Each author shall sign an online statement that, if the article is accepted for publication, the article and all supplementary materials will be made freely available online immediately with a Creative Commons Attribution-NonCommercial-NoDerivatives License 3.0, or CC BY-NC-ND 3.0 (see http://creativecommons.org/licenses/by-nc-nd/3.0/ for license terms). The authors retain copyright and grant Molecular Vision an irrevocable, royalty-free, perpetual license to publish and distribute the article, in all formats now known or later developed, and to identify Molecular Vision as the original publisher.
The authors shall declare any competing, commercial, or conflicts of interests, regarding this publication. Each author warrants this in the online submission system.
Resubmission of revised Manuscripts
Revisions to active manuscripts shall be resubmitted through the online manuscript system.
Do not submit a revised manuscript as a new manuscript.
Notices about republication
For noncommercial use, republished material must include a citation to the original work in Molecular Vision and must not be changed from the original. See http://creativecommons.org/licenses/by-nc-nd/3.0/ for license terms.

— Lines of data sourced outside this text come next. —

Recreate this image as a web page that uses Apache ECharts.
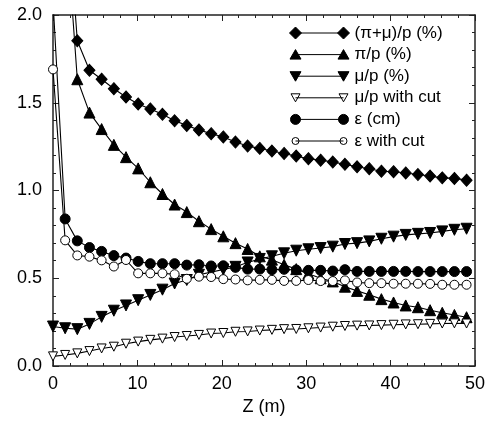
<!DOCTYPE html>
<html>
<head>
<meta charset="utf-8">
<script src="https://cdn.jsdelivr.net/npm/echarts@6/dist/echarts.min.js"></script>
<style>html,body{margin:0;padding:0;background:#fff;}#c{width:491px;height:423px;}</style>
</head>
<body>
<div id="c"></div>
<script>
// Z positions (m)
const zValues = [0, 1.44, 2.88, 4.32, 5.76, 7.21, 8.65, 10.09, 11.53, 12.97, 14.41, 15.85, 17.29, 18.74, 20.18, 21.62, 23.06, 24.5, 25.94, 27.38, 28.82, 30.26, 31.71, 33.15, 34.59, 36.03, 37.47, 38.91, 40.35, 41.79, 43.24, 44.68, 46.12, 47.56, 49.0];
// (pi+mu)/p (%)
const piMu = [4.2, 2.8, 1.853, 1.685, 1.634, 1.58, 1.533, 1.493, 1.465, 1.434, 1.397, 1.371, 1.345, 1.324, 1.305, 1.276, 1.253, 1.24, 1.225, 1.211, 1.196, 1.181, 1.173, 1.162, 1.149, 1.135, 1.124, 1.11, 1.107, 1.10, 1.091, 1.082, 1.072, 1.069, 1.059];
// pi/p (%)
const piP = [4.0, 2.6, 1.634, 1.444, 1.35, 1.26, 1.19, 1.126, 1.047, 0.98, 0.92, 0.877, 0.825, 0.78, 0.739, 0.70, 0.667, 0.625, 0.606, 0.577, 0.552, 0.526, 0.50, 0.482, 0.452, 0.428, 0.406, 0.381, 0.362, 0.345, 0.335, 0.318, 0.303, 0.291, 0.278];
// mu/p (%)
const muP = [0.225, 0.215, 0.21, 0.24, 0.28, 0.315, 0.345, 0.375, 0.405, 0.435, 0.47, 0.49, 0.52, 0.535, 0.55, 0.565, 0.59, 0.61, 0.625, 0.642, 0.657, 0.665, 0.672, 0.68, 0.695, 0.70, 0.71, 0.725, 0.737, 0.747, 0.753, 0.758, 0.767, 0.776, 0.782];
// mu/p with cut
const muCut = [0.055, 0.063, 0.072, 0.085, 0.10, 0.11, 0.127, 0.139, 0.149, 0.156, 0.165, 0.171, 0.177, 0.185, 0.188, 0.195, 0.197, 0.202, 0.206, 0.21, 0.211, 0.215, 0.219, 0.224, 0.228, 0.23, 0.231, 0.233, 0.235, 0.237, 0.238, 0.24, 0.242, 0.243, 0.242];
// epsilon (cm)
const eps = [2.08, 0.838, 0.713, 0.675, 0.653, 0.629, 0.615, 0.596, 0.583, 0.583, 0.583, 0.575, 0.577, 0.57, 0.571, 0.562, 0.552, 0.552, 0.549, 0.551, 0.547, 0.545, 0.545, 0.541, 0.549, 0.539, 0.539, 0.539, 0.539, 0.539, 0.538, 0.538, 0.538, 0.538, 0.538];
// epsilon with cut
const epsCut = [1.69, 0.716, 0.63, 0.623, 0.602, 0.567, 0.604, 0.528, 0.528, 0.528, 0.523, 0.497, 0.509, 0.507, 0.495, 0.493, 0.488, 0.491, 0.491, 0.485, 0.485, 0.49, 0.484, 0.484, 0.488, 0.476, 0.472, 0.472, 0.469, 0.469, 0.469, 0.468, 0.463, 0.463, 0.463];

const seriesNames = ['(\u03c0+\u03bc)/p (%)', '\u03c0/p (%)', '\u03bc/p (%)', '\u03bc/p with cut', '\u03b5 (cm)', '\u03b5 with cut'];
const xTicks = [0, 10, 20, 30, 40, 50];
const yTicks = [0.0, 0.5, 1.0, 1.5, 2.0];

const FONT = '"Liberation Sans", Arial, Helvetica, sans-serif';
const pair = arr => arr.map((v, i) => [zValues[i], v]);

const downTri = 'path://M0,0 L10,0 L5,10 Z';
const BOX = ' M0,0 M60,12';
const icons = [
  'path://M6,6 L54,6 M0,6 L6,0 L12,6 L6,12 Z M48,6 L54,0 L60,6 L54,12 Z' + BOX,
  'path://M6,6 L54,6 M0.5,10.5 L11.5,10.5 L6,1 Z M48.5,10.5 L59.5,10.5 L54,1 Z' + BOX,
  'path://M6,6 L54,6 M0.5,1.5 L11.5,1.5 L6,11 Z M48.5,1.5 L59.5,1.5 L54,11 Z' + BOX,
  'path://M6,6 L54,6 M1.5,2 L10.5,2 L6,10 Z M49.5,2 L58.5,2 L54,10 Z' + BOX,
  'path://M6,6 L54,6 M1,6 A5,5 0 1,0 11,6 A5,5 0 1,0 1,6 Z M49,6 A5,5 0 1,0 59,6 A5,5 0 1,0 49,6 Z' + BOX,
  'path://M6,6 L54,6 M2.5,6 A3.5,3.5 0 1,0 9.5,6 A3.5,3.5 0 1,0 2.5,6 Z M50.5,6 A3.5,3.5 0 1,0 57.5,6 A3.5,3.5 0 1,0 50.5,6 Z' + BOX
];
const fills = ['#000', '#000', '#000', '#fff', '#000', '#fff'];

function mk(name, arr, symbol, size, fill) {
  return {
    name: name, type: 'line', data: pair(arr), xAxisIndex: 0, yAxisIndex: 0,
    symbol: symbol, symbolSize: size, showSymbol: true, clip: true,
    lineStyle: { color: '#000', width: 1.1 },
    itemStyle: { color: fill, borderColor: '#000', borderWidth: 1 },
    emphasis: { disabled: true }, animation: false
  };
}

const chart = echarts.init(document.getElementById('c'), null, { renderer: 'canvas' });
const axisCommon = {
  type: 'value', min: 0, max: 50, interval: 10,
  axisLine: { show: true, onZero: false, lineStyle: { color: '#222', width: 1.5 } },
  axisTick: { show: true, inside: true, length: 6, lineStyle: { color: '#222', width: 1 } },
  minorTick: { show: true, splitNumber: 5, length: 3, lineStyle: { color: '#222', width: 1 } },
  splitLine: { show: false }, minorSplitLine: { show: false }
};
const yCommon = {
  type: 'value', min: 0, max: 2, interval: 0.5,
  axisLine: { show: true, onZero: false, lineStyle: { color: '#222', width: 1.5 } },
  axisTick: { show: true, inside: true, length: 6, lineStyle: { color: '#222', width: 1 } },
  minorTick: { show: true, splitNumber: 5, length: 3, lineStyle: { color: '#222', width: 1 } },
  splitLine: { show: false }, minorSplitLine: { show: false }
};

chart.setOption({
  animation: false,
  backgroundColor: '#fff',
  textStyle: { fontFamily: FONT },
  grid: { left: 53, right: 16, top: 15, bottom: 57, containLabel: false, outerBoundsMode: 'none' },
  legend: {
    orient: 'vertical', left: 284, top: 19.5,
    itemWidth: 60, itemHeight: 12, itemGap: 4.6,
    textStyle: { fontFamily: FONT, fontSize: 17, color: '#000', lineHeight: 17 },
    data: seriesNames.map((n, i) => ({
      name: n, icon: icons[i],
      itemStyle: { color: fills[i], borderColor: '#000', borderWidth: 1 }
    })),
    selectedMode: false
  },
  xAxis: [
    Object.assign({}, axisCommon, {
      position: 'bottom',
      name: 'Z (m)', nameLocation: 'middle', nameGap: 29,
      nameTextStyle: { fontFamily: FONT, fontSize: 18, color: '#000' },
      axisLabel: { show: true, fontFamily: FONT, fontSize: 18, color: '#000', margin: 9,
        formatter: v => (xTicks.indexOf(v) >= 0 ? String(v) : '') }
    }),
    Object.assign({}, axisCommon, { position: 'top', axisLabel: { show: false } })
  ],
  yAxis: [
    Object.assign({}, yCommon, {
      position: 'left',
      axisLabel: { show: true, fontFamily: FONT, fontSize: 18, color: '#000', margin: 11,
        formatter: v => (yTicks.indexOf(v) >= 0 ? v.toFixed(1) : '') }
    }),
    Object.assign({}, yCommon, { position: 'right', axisLabel: { show: false } })
  ],
  series: [
    mk(seriesNames[0], piMu, 'diamond', [11, 12], '#000'),
    mk(seriesNames[1], piP, 'triangle', 11, '#000'),
    mk(seriesNames[2], muP, downTri, 11, '#000'),
    mk(seriesNames[3], muCut, downTri, 9, '#fff'),
    mk(seriesNames[4], eps, 'circle', 10, '#000'),
    mk(seriesNames[5], epsCut, 'circle', 9, '#fff')
  ]
});
</script>
</body>
</html>
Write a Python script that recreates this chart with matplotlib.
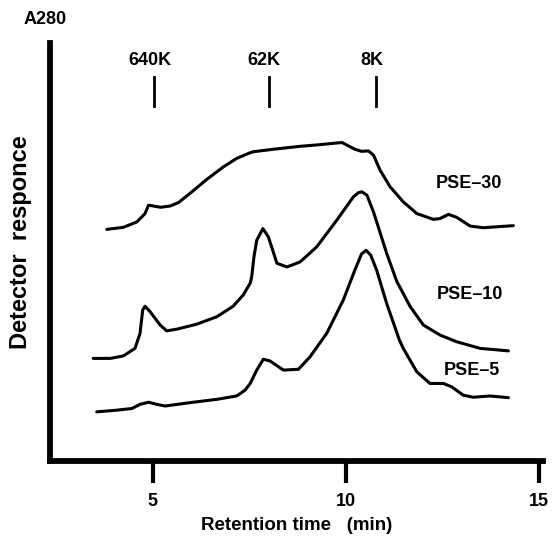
import numpy as np
import matplotlib
matplotlib.use("Agg")
import matplotlib.pyplot as plt

# retention time (min) and detector response (arbitrary units) for each sample
pse30_time = [3.81, 4.24, 4.59, 4.80, 4.89, 5.02, 5.20, 5.45, 5.66, 5.96, 6.40, 6.83, 7.17, 7.50,
              7.60, 8.12, 8.81, 9.33, 9.76, 9.90, 10.02, 10.23, 10.40, 10.58, 10.71, 10.88, 11.14,
              11.48, 11.83, 12.26, 12.43, 12.65, 12.86, 13.21, 13.55, 14.33]
pse30_resp = [55.4, 55.9, 57.2, 59.2, 61.2, 61.0, 60.7, 61.0, 61.8, 64.0, 67.4, 70.4, 72.4, 73.7,
              74.0, 74.6, 75.3, 75.7, 76.1, 76.2, 75.6, 74.6, 74.1, 74.2, 73.2, 69.6, 65.6,
              62.0, 59.2, 57.8, 58.0, 59.0, 58.3, 56.2, 55.8, 56.3]

pse10_time = [3.46, 3.90, 4.24, 4.54, 4.67, 4.74, 4.80, 4.93, 5.19, 5.36, 5.62, 6.14, 6.66,
              7.08, 7.34, 7.52, 7.56, 7.62, 7.69, 7.85, 7.99, 8.10, 8.21, 8.47, 8.81, 9.24, 9.76,
              10.19, 10.32, 10.41, 10.54, 10.71, 11.05, 11.31, 11.66, 12.00, 12.43, 12.86, 13.47, 14.20]
pse10_resp = [24.5, 24.5, 25.1, 26.9, 30.5, 36.1, 37.0, 35.7, 32.5, 31.1, 31.5, 32.7, 34.5,
              37.0, 39.7, 42.5, 44.1, 49.0, 52.8, 55.6, 53.6, 50.5, 47.3, 46.4, 47.6, 51.2, 57.6,
              63.2, 64.2, 64.4, 63.6, 59.6, 49.7, 43.0, 36.9, 32.5, 30.1, 28.5, 26.9, 26.3]

pse5_time = [3.55, 4.07, 4.46, 4.67, 4.89, 5.10, 5.32, 5.96, 6.66, 7.17, 7.39, 7.52, 7.69,
             7.86, 8.03, 8.38, 8.77, 9.07, 9.50, 9.93, 10.23, 10.40, 10.52, 10.64, 10.79, 11.05,
             11.38, 11.48, 11.83, 12.17, 12.52, 12.73, 13.03, 13.29, 13.72, 14.20]
pse5_resp = [11.7, 12.1, 12.5, 13.5, 14.0, 13.5, 13.1, 13.9, 14.7, 15.5, 16.9, 18.5, 21.7,
             24.3, 23.9, 21.7, 21.9, 24.9, 30.5, 38.5, 45.7, 49.5, 50.4, 49.2, 45.7, 37.7,
             28.9, 26.9, 21.3, 18.5, 18.5, 17.7, 15.7, 15.2, 15.5, 15.1]

# molecular weight markers
marker_names = ["640K", "62K", "8K"]
marker_times = [5.04, 8.00, 10.78]

sample_names = ["PSE\u201330", "PSE\u201310", "PSE\u20135"]
label_pos = [(13.18, 66.5), (13.21, 39.7), (13.25, 21.7)]

plt.rcParams['font.family'] = ['Liberation Sans', 'DejaVu Sans']
plt.rcParams['font.weight'] = 'bold'


def main():
    fig = plt.figure(figsize=(5.55, 5.38), dpi=100)
    ax = fig.add_axes([0.090, 0.1437, 0.888, 0.776])

    for t, r in [(pse30_time, pse30_resp), (pse10_time, pse10_resp), (pse5_time, pse5_resp)]:
        ax.plot(t, r, color='black', lw=2.2, solid_joinstyle='round', solid_capstyle='round')

    for name, (x, y) in zip(sample_names, label_pos):
        ax.text(x, y, name, ha='center', va='center', fontsize=13, fontweight='bold')

    for name, t in zip(marker_names, marker_times):
        ax.plot([t, t], [84.9, 91.9], color='black', lw=2.0)
        ax.text(t - 0.12, 95.8, name, ha='center', va='center', fontsize=13, fontweight='bold')

    ax.set_xlim(2.34, 15.09)
    ax.set_ylim(0, 100)
    ax.spines['top'].set_visible(False)
    ax.spines['right'].set_visible(False)
    for s in ['left', 'bottom']:
        ax.spines[s].set_linewidth(4.2)
        ax.spines[s].set_capstyle('projecting')

    ax.set_xticks([5, 10, 15])
    ax.set_yticks([])
    ax.tick_params(axis='x', direction='out', length=16, width=3, pad=7, labelsize=13)
    for lbl in ax.get_xticklabels():
        lbl.set_fontweight('bold')

    ax.set_xlabel('Retention time   (min)', fontsize=13.5, fontweight='bold', labelpad=5)
    ax.set_ylabel('Detector  responce', fontsize=17, fontweight='bold')
    ax.yaxis.set_label_coords(-0.036, 0.524)
    fig.text(0.081, 0.963, 'A280', ha='center', va='center', fontsize=13, fontweight='bold')

    fig.savefig('out.png', dpi=100)


if __name__ == '__main__':
    main()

Articles authored by a student may be reproduced for inclusion in the student's thesis or dissertation, whether in an online repository at the student's institution or through a commercial service used by the student's institution. Such republications must include a citation to the original work in Molecular Vision and must not be changed from the original. They do not require further permissions from Molecular Vision for republication in a thesis or dissertation submitted in partial fulfillment of requirements for an advanced scholarly degree. CC BY-NC-ND 3.0 (see http://creativecommons.org/licenses/by-nc-nd/3.0/ for license terms) applies to derivative works other than the thesis or dissertation.
Commercial publishers shall ask permission from Molecular Vision to republish parts of an article. Specific directions are online at Commercial Permissions. The publisher also shall ask permission of The Authors directly.